A Lightweight Human Pose Estimation Approach for Edge Computing-Enabled Metaverse with Compressive Sensing
Nguyen Quang Hieu, Dinh Thai Hoang, Diep N. Nguyen
TL;DR
The paper tackles lightweight reconstruction of 3D human poses from compressed IMU signals transmitted over noisy wireless links for edge-enabled Metaverse applications. It introduces CS-VAE, a pipeline that combines a Gaussian measurement matrix with a variational auto-encoder at the receiver, leveraging the set-restricted eigenvalue condition (S-REC) to enable reliable recovery from compressed, noisy data. The authors derive a measurement design that satisfies per-channel power constraints while preserving recoverability, and they train the generator via a Lagrangian objective, demonstrating competitive pose reconstruction on the DIP-IMU dataset using only about 82% of the original measurements with substantially lower latency than optimization-based baselines. This approach promises scalable, privacy-aware, and edge-friendly 3D pose estimation for real-time Metaverse experiences.
Abstract
The ability to estimate 3D movements of users over edge computing-enabled networks, such as 5G/6G networks, is a key enabler for the new era of extended reality (XR) and Metaverse applications. Recent advancements in deep learning have shown advantages over optimization techniques for estimating 3D human poses given spare measurements from sensor signals, i.e., inertial measurement unit (IMU) sensors attached to the XR devices. However, the existing works lack applicability to wireless systems, where transmitting the IMU signals over noisy wireless networks poses significant challenges.
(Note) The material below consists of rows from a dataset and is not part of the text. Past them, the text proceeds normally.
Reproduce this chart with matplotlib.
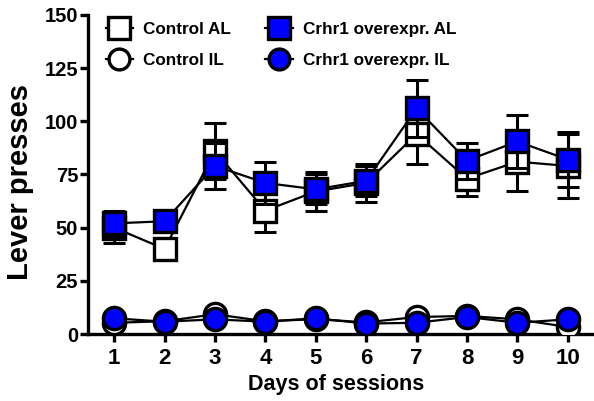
import matplotlib
matplotlib.use("Agg")
import matplotlib.pyplot as plt
from matplotlib.lines import Line2D

plt.rcParams['font.family'] = ['Liberation Sans', 'DejaVu Sans']
plt.rcParams['font.weight'] = 'bold'

days = [1, 2, 3, 4, 5, 6, 7, 8, 9, 10]

ctrl_al = [50, 40, 86, 58, 67, 71, 94, 73, 81, 79]
ctrl_al_err = [7, 4, 13, 10, 9, 9, 14, 8, 14, 15]
crhr_al = [52, 53, 79, 71, 68, 72, 106, 81.5, 90.5, 82]
crhr_al_err = [6, 3, 11, 10, 7, 7, 13.5, 8.5, 12.5, 13]

ctrl_il = [5.3, 6, 9.3, 6, 7, 5.5, 8, 8.5, 6.9, 3.3]
ctrl_il_err = [1, 1, 1.5, 1, 1, 1, 1.5, 1, 1, 1]
crhr_il = [7.4, 5.8, 6.9, 5.8, 7.4, 4.9, 5.3, 8, 5.3, 6.9]
crhr_il_err = [1, 1, 1, 1, 1, 1, 1, 1, 1, 1]

labels = ["Control AL", "Control IL", "Crhr1 overexpr. AL", "Crhr1 overexpr. IL"]

BLUE = "#0000ff"
EDGE_W = 2.4
MS_SQ = 16.5
MS_CI = 16

fig = plt.figure(figsize=(5.94, 4.01), dpi=100)
ax = fig.add_axes([0.148, 0.167, 0.852, 0.796])

series = [
    (ctrl_al, ctrl_al_err, "s", "white", MS_SQ, 3),
    (crhr_al, crhr_al_err, "s", BLUE, MS_SQ, 4),
    (ctrl_il, ctrl_il_err, "o", "white", MS_CI, 5),
    (crhr_il, crhr_il_err, "o", BLUE, MS_CI, 6),
]
for vals, errs, mk, fc, ms, z in series:
    ax.errorbar(days, vals, yerr=errs, fmt="-", color="black", lw=1.6,
                elinewidth=2.2, capsize=8, capthick=2.2, zorder=z)
    ax.plot(days, vals, linestyle="none", marker=mk, ms=ms, mfc=fc,
            mec="black", mew=EDGE_W, zorder=z + 0.5)

ax.set_xlim(0.48, 10.52)
ax.set_ylim(0, 150)
ax.set_xticks(days)
ax.set_yticks([0, 25, 50, 75, 100, 125, 150])

for side in ("top", "right"):
    ax.spines[side].set_visible(False)
for side in ("left", "bottom"):
    ax.spines[side].set_linewidth(2.4)
ax.spines["bottom"].set_zorder(1)

ax.tick_params(axis="both", direction="out", length=6, width=2.4, color="black")
ax.tick_params(axis="x", labelsize=16, pad=4)
ax.tick_params(axis="y", labelsize=14.5, pad=1)
for t in ax.get_xticklabels() + ax.get_yticklabels():
    t.set_fontweight("bold")

ax.set_xlabel("Days of sessions", fontsize=15.5, fontweight="bold")
ax.set_ylabel("Lever presses", fontsize=21, fontweight="bold")
ax.xaxis.set_label_coords(0.49, -0.125)
ax.yaxis.set_label_coords(-0.106, 0.475)

handles = [
    Line2D([], [], color="black", lw=1.6, marker="s", ms=MS_SQ - 1, mfc="white", mec="black", mew=EDGE_W),
    Line2D([], [], color="black", lw=1.6, marker="o", ms=MS_CI - 1, mfc="white", mec="black", mew=EDGE_W),
    Line2D([], [], color="black", lw=1.6, marker="s", ms=MS_SQ - 1, mfc=BLUE, mec="black", mew=EDGE_W),
    Line2D([], [], color="black", lw=1.6, marker="o", ms=MS_CI - 1, mfc=BLUE, mec="black", mew=EDGE_W),
]
leg = ax.legend(handles, labels, ncol=2, loc="upper left",
                bbox_to_anchor=(0.005, 1.025), frameon=False,
                prop={"weight": "bold", "size": 12.3},
                handlelength=1.6, handletextpad=0.6, columnspacing=2.0,
                labelspacing=0.9)

fig.savefig("out.png", dpi=100)
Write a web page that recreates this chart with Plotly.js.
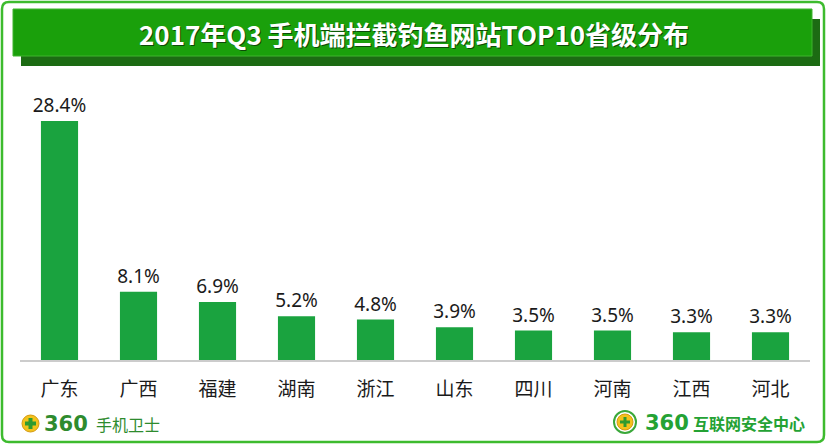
<!DOCTYPE html>
<html>
<head>
<meta charset="utf-8">
<script src="https://cdn.plot.ly/plotly-3.0.1.min.js"></script>
<style>
html,body{margin:0;padding:0;background:#fff;}
#chart{width:827px;height:445px;}
</style>
</head>
<body>
<div id="chart"></div>
<script>
// Data
const provinces = ["广东","广西","福建","湖南","浙江","山东","四川","河南","江西","河北"];
const shares = [28.4, 8.1, 6.9, 5.2, 4.8, 3.9, 3.5, 3.5, 3.3, 3.3];
const valueLabels = ["28.4%","8.1%","6.9%","5.2%","4.8%","3.9%","3.5%","3.5%","3.3%","3.3%"];
const titleText = "2017年Q3 手机端拦截钓鱼网站TOP10省级分布";
const leftLogoNum = "360", leftLogoText = "手机卫士";
const rightLogoNum = "360", rightLogoText = "互联网安全中心";

const W = 827, H = 445;
const L = 20, R = 810, T = 90, B = 360;
const pw = R - L, ph = B - T;
const fx = X => (X - L) / pw;
const fy = Y => (B - Y) / ph;
const px = X => X - L;
const py = Y => B - Y;

function pixShape(o) {
  return Object.assign({xref:'paper', yref:'paper', xsizemode:'pixel', ysizemode:'pixel', xanchor:0, yanchor:0, layer:'below'}, o);
}
function rectPath(x0,y0,x1,y1,r){
  const a=px(x0), b=px(x1), c=py(y0), d=py(y1);
  return `M${a+r},${c} L${b-r},${c} Q${b},${c} ${b},${c-r} L${b},${d+r} Q${b},${d} ${b-r},${d} L${a+r},${d} Q${a},${d} ${a},${d+r} L${a},${c-r} Q${a},${c} ${a+r},${c} Z`;
}

const trace = {
  type:'bar',
  x: provinces,
  y: shares,
  text: valueLabels,
  textposition:'outside',
  constraintext:'none',
  cliponaxis:false,
  textfont:{family:'"Noto Sans", "Noto Sans CJK SC", sans-serif', size:19, color:'#1a1a1a'},
  marker:{color:'#1aa33f', line:{width:0}},
  hoverinfo:'none'
};

const shapes = [
  pixShape({type:'path', path: rectPath(2,2,824,442,7), line:{color:'#3dbb2e', width:2.5}, fillcolor:'rgba(0,0,0,0)'}),
  pixShape({type:'rect', x0:px(21), x1:px(820), y0:py(19), y1:py(66), line:{width:0}, fillcolor:'#1c6b13'}),
  pixShape({type:'rect', x0:px(13), x1:px(812), y0:py(9), y1:py(56), line:{color:'#3fb52f', width:1}, fillcolor:'#1aa00b'}),
  // left logo icon
  pixShape({type:'circle', x0:px(22), x1:px(39), y0:py(415), y1:py(432), line:{color:'#d49a10', width:1}, fillcolor:'#f3c21b', layer:'above'}),
  pixShape({type:'rect', x0:px(28.5), x1:px(32.5), y0:py(418), y1:py(429), line:{width:0}, fillcolor:'#2f9a2f', layer:'above'}),
  pixShape({type:'rect', x0:px(25), x1:px(36), y0:py(421.5), y1:py(425.5), line:{width:0}, fillcolor:'#2f9a2f', layer:'above'}),
  // right logo icon
  pixShape({type:'circle', x0:px(614), x1:px(636), y0:py(411), y1:py(433), line:{color:'#3aa83a', width:2}, fillcolor:'rgba(0,0,0,0)', layer:'above'}),
  pixShape({type:'circle', x0:px(617), x1:px(633), y0:py(414), y1:py(430), line:{color:'#d49a10', width:1}, fillcolor:'#f3c21b', layer:'above'}),
  pixShape({type:'rect', x0:px(623.5), x1:px(626.5), y0:py(417), y1:py(427), line:{width:0}, fillcolor:'#2f9a2f', layer:'above'}),
  pixShape({type:'rect', x0:px(620), x1:px(630), y0:py(420.5), y1:py(423.5), line:{width:0}, fillcolor:'#2f9a2f', layer:'above'})
];

const cjk = '"Noto Sans CJK SC", "Noto Sans", sans-serif';
const annotations = [
  {xref:'paper', yref:'paper', x:fx(414), y:fy(33), xanchor:'center', yanchor:'middle', showarrow:false,
   text:'<b>'+titleText+'</b>', font:{family:cjk, size:26, color:'#0d4a08'}, xshift:1, yshift:-1},
  {xref:'paper', yref:'paper', x:fx(414), y:fy(33), xanchor:'center', yanchor:'middle', showarrow:false,
   text:'<b>'+titleText+'</b>', font:{family:cjk, size:26, color:'#ffffff'}},
  {xref:'paper', yref:'paper', x:fx(42), y:fy(424), xanchor:'left', yanchor:'middle', showarrow:false,
   text:'<b>'+leftLogoNum+'</b>', font:{family:'"DejaVu Sans", sans-serif', size:21, color:'#2e8b2e'}},
  {xref:'paper', yref:'paper', x:fx(94), y:fy(424), xanchor:'left', yanchor:'middle', showarrow:false,
   text:leftLogoText, font:{family:cjk, size:16, color:'#2e8b2e'}},
  {xref:'paper', yref:'paper', x:fx(643), y:fy(423), xanchor:'left', yanchor:'middle', showarrow:false,
   text:'<b>'+rightLogoNum+'</b>', font:{family:'"DejaVu Sans", sans-serif', size:21, color:'#24a234'}},
  {xref:'paper', yref:'paper', x:fx(691), y:fy(423), xanchor:'left', yanchor:'middle', showarrow:false,
   text:'<b>'+rightLogoText+'</b>', font:{family:cjk, size:16, color:'#24a234'}}
];

const layout = {
  width:W, height:H,
  margin:{l:L, r:W-R, t:T, b:H-B, pad:0},
  paper_bgcolor:'#ffffff', plot_bgcolor:'#ffffff',
  showlegend:false,
  bargap:0.53,
  xaxis:{type:'category', range:[-0.5, 9.5], showgrid:false, zeroline:false,
         showline:true, linecolor:'#cccccc', linewidth:1.5, ticks:'', ticklabelstandoff:12,
         tickfont:{family:cjk, size:19, color:'#1a1a1a'}, fixedrange:true},
  yaxis:{range:[0, ph/(239/28.4)], showgrid:false, zeroline:false, showline:false,
         showticklabels:false, ticks:'', fixedrange:true},
  shapes:shapes,
  annotations:annotations
};

Plotly.newPlot('chart', [trace], layout, {displayModeBar:false, staticPlot:true});
</script>
</body>
</html>
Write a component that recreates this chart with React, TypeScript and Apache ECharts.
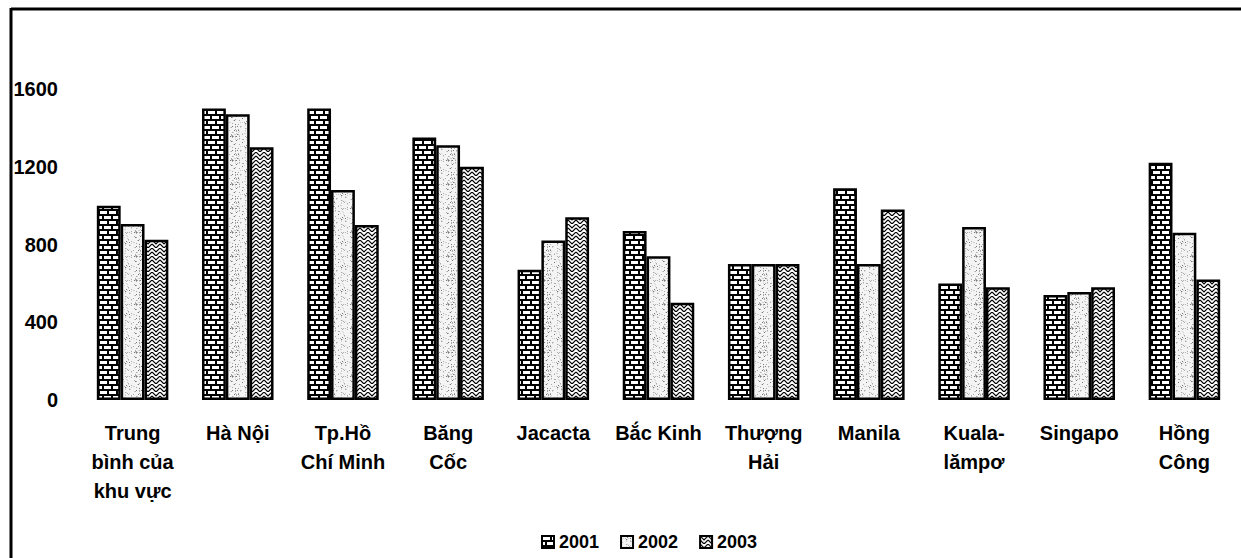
import React, { useEffect, useRef } from "react";
import * as echarts from "echarts";

const categories = [
  "Trung\nbình của\nkhu vực",
  "Hà Nội",
  "Tp.Hồ\nChí Minh",
  "Băng\nCốc",
  "Jacacta",
  "Bắc Kinh",
  "Thượng\nHải",
  "Manila",
  "Kuala-\nlămpơ",
  "Singapo",
  "Hồng\nCông",
];
const seriesNames = ["2001", "2002", "2003"];
const values2001 = [1000, 1500, 1500, 1350, 670, 870, 700, 1090, 600, 540, 1220];
const values2002 = [905, 1470, 1080, 1310, 820, 740, 700, 700, 890, 555, 860];
const values2003 = [825, 1300, 900, 1200, 940, 500, 700, 980, 580, 580, 620];
const yTicks = { min: 0, max: 1600, interval: 400 };

function brickPattern() {
  const c = document.createElement("canvas");
  c.width = 18;
  c.height = 10;
  const g = c.getContext("2d")!;
  g.fillStyle = "#000";
  g.fillRect(0, 0, 18, 10);
  g.fillStyle = "#fff";
  g.fillRect(1, 1, 7, 3);
  g.fillRect(10, 1, 7, 3);
  g.fillRect(0, 6, 3, 3);
  g.fillRect(5, 6, 7, 3);
  g.fillRect(14, 6, 4, 3);
  return c;
}

function stipplePattern() {
  const c = document.createElement("canvas");
  c.width = 24;
  c.height = 24;
  const g = c.getContext("2d")!;
  g.fillStyle = "#f4f4f4";
  g.fillRect(0, 0, 24, 24);
  let s = 12345;
  const next = () => {
    s = (s * 1103515245 + 12345) % 2147483648;
    return s / 2147483648;
  };
  for (let i = 0; i < 110; i++) {
    const x = Math.floor(next() * 24);
    const y = Math.floor(next() * 24);
    const v = next();
    g.fillStyle = v < 0.2 ? "#777" : v < 0.6 ? "#aaa" : "#cfcfcf";
    g.fillRect(x, y, 1, 1);
  }
  return c;
}

function weavePattern() {
  const c = document.createElement("canvas");
  c.width = 8;
  c.height = 8;
  const g = c.getContext("2d")!;
  g.fillStyle = "#fff";
  g.fillRect(0, 0, 8, 8);
  g.strokeStyle = "#000";
  g.lineWidth = 1.2;
  g.beginPath();
  g.moveTo(0, 0);
  g.lineTo(4, 4);
  g.lineTo(8, 0);
  g.moveTo(0, 4);
  g.lineTo(4, 8);
  g.lineTo(8, 4);
  g.stroke();
  return c;
}

export default function App() {
  const ref = useRef<HTMLDivElement>(null);
  useEffect(() => {
    if (!ref.current) return;
    const chart = echarts.init(ref.current, null, { renderer: "svg" });
    const pats = [brickPattern(), stipplePattern(), weavePattern()];
    const fills = pats.map((p) => ({
      image: p,
      repeat: "repeat",
      imageWidth: p.width,
      imageHeight: p.height,
    }));
    const data = [values2001, values2002, values2003];
    const font = "'Liberation Sans', Arial, sans-serif";
    chart.setOption({
      animation: false,
      backgroundColor: "#fff",
      grid: { left: 80, right: 4, top: 89, bottom: 158 },
      legend: {
        data: seriesNames,
        left: 536,
        top: 528,
        itemWidth: 12,
        itemHeight: 12,
        itemGap: 21,
        icon: "rect",
        textStyle: { fontFamily: font, fontWeight: "bold", fontSize: 18, color: "#000" },
        itemStyle: { borderColor: "#000", borderWidth: 2 },
      },
      xAxis: {
        type: "category",
        data: categories,
        axisLine: { show: false },
        axisTick: { show: false },
        axisLabel: {
          interval: 0,
          margin: 18,
          fontFamily: font,
          fontWeight: "bold",
          fontSize: 20,
          lineHeight: 29,
          color: "#000",
        },
      },
      yAxis: {
        type: "value",
        min: yTicks.min,
        max: yTicks.max,
        interval: yTicks.interval,
        axisLine: { show: false },
        axisTick: { show: false },
        splitLine: { show: false },
        axisLabel: {
          margin: 22,
          formatter: (v: number) => String(v),
          fontFamily: font,
          fontWeight: "bold",
          fontSize: 20,
          color: "#000",
        },
      },
      series: seriesNames.map((name, i) => ({
        name,
        type: "bar",
        data: data[i],
        barGap: "0%",
        barCategoryGap: "32%",
        itemStyle: { color: fills[i], borderColor: "#000", borderWidth: 2.5 },
      })),
      graphic: [
        { type: "line", shape: { x1: 11, y1: 9, x2: 1241, y2: 9 }, style: { stroke: "#000", lineWidth: 3 } },
        { type: "line", shape: { x1: 11, y1: 8, x2: 11, y2: 558 }, style: { stroke: "#000", lineWidth: 3 } },
      ],
    });
    return () => chart.dispose();
  }, []);
  return <div ref={ref} style={{ width: 1241, height: 558, position: "absolute", left: 0, top: 0 }} />;
}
Furthermore, the potential redundancy of the IMU signals has not been considered, resulting in highly redundant transmissions. In this work, we propose a novel approach for redundancy removal and lightweight transmission of IMU signals over noisy wireless environments. Our approach utilizes a random Gaussian matrix to transform the original signal into a lower-dimensional space. By leveraging the compressive sensing theory, we have proved that the designed Gaussian matrix can project the signal into a lower-dimensional space and preserve the Set-Restricted Eigenvalue condition, subject to a power transmission constraint. Furthermore, we develop a deep generative model at the receiver to recover the original IMU signals from noisy compressed data, thus enabling the creation of 3D human body movements at the receiver for XR and Metaverse applications. Simulation results on a real-world IMU dataset show that our framework can achieve highly accurate 3D human poses of the user using only $82\%$ of the measurements from the original signals. This is comparable to an optimization-based approach, i.e., Lasso, but is an order of magnitude faster.